The city of Babylon had been destroyed in 689 BC by Sennacherib, who claims to have destroyed the Etemenanki. The city was restored by Nabopolassar and his son Nebuchadnezzar II. It took 88 years to rebuild the city; its central feature was the temple of Marduk (Esagila), to which the Etemenanki ziggurat was associated. The ziggurat was rebuilt by Nebuchadnezzar II. The seven stories of the ziggurat reached a height of 91 meters, according to a tablet from Uruk (see below), and contained a temple shrine at the top.
In Nebuchadnezzar's own words:
A former king built the Temple of the Seven Lights of the Earth, but he did not complete its head. Since a remote time, people had abandoned it, without order expressing their words. Since that time earthquakes and lightning had dispersed its sun-dried clay; the bricks of the casing had split, and the earth of the interior had been scattered in heaps. Marduk, the great lord, excited my mind to repair this building. I did not change the site, nor did I take away the foundation stone ? as it had been in former times. So I founded it, I made it; as it had been in ancient days, I so exalted the summit.
A Neo-Babylonian royal inscription of Nebuchadrezzar II on a stele from Babylon, claimed to have been found in the 1917 excavation by Robert Koldewey, and of uncertain authenticity, reads: "Etemenanki Zikkurat Babibli [Ziggurat of Babylon] I made it, the wonder of the people of the world, I raised its top to heaven, made doors for the gates, and I covered it with bitumen and bricks." The Etemananki is depicted in shallow relief, showing its high first stages with paired flights of steps, five further stepped stages and the temple that surmounted the structure. A floor plan is also shown, depicting the buttressed outer walls and the inner chambers surrounding the central cella.
The Etemenanki is described in a cuneiform tablet from Uruk from 229 BC, a copy of an older text (now in the Louvre in Paris). It gives the height of the tower as seven stocks (91 meters) with a square base of 91 meters on each side. This mud brick structure was confirmed by excavations conducted by Robert Koldewey after 1913. Large stairs were discovered at the south side of the building, where a triple gate connected it with the Esagila. A larger gate to the east connected the Etemenanki with the sacred procession road (now reconstructed in the Pergamon Museum in Berlin).

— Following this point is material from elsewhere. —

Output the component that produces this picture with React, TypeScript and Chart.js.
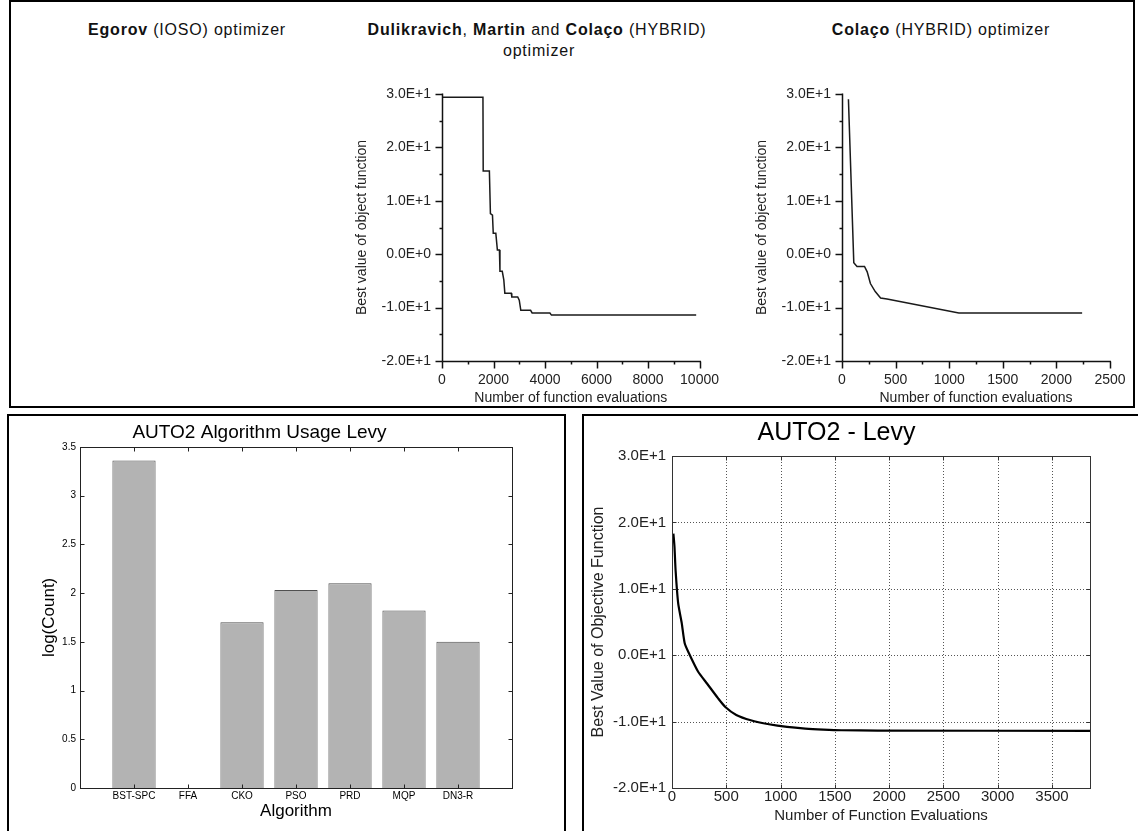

In 440 BC, Herodotus wrote:
Babylon's outer wall is the main defence of the city. There is, however, a second inner wall, of less thickness than the first, but very little inferior to it in strength. The center of each division of the town was occupied by a fortress. In the one stood the palace of the kings, surrounded by a wall of great strength and size: in the other was the sacred precinct of Jupiter [Zeus] Belus, a square enclosure two furlongs [402 m] each way, with gates of solid brass; which was also remaining in my time. In the middle of the precinct there was a tower of solid masonry, a furlong [201 m] in length and breadth, upon which was raised a second tower, and on that a third, and so on up to eight. The ascent to the top is on the outside, by a path which winds round all the towers. When one is about half-way up, one finds a resting-place and seats, where persons are wont to sit some time on their way to the summit. On the topmost tower there is a spacious temple, and inside the temple stands a couch of unusual size, richly adorned, with a golden table by its side. There is no statue of any kind set up in the place, nor is the chamber occupied of nights by any one but a single native woman, who, as the Chaldeans, the priests of this god, affirm, is chosen for himself by the deity out of all the women of the land.This Tower of Jupiter Belus is believed to refer to the Akkadian god Bel, whose name has been Hellenised by Herodotus to Zeus Belus. It is likely that it corresponds to Etemenanki.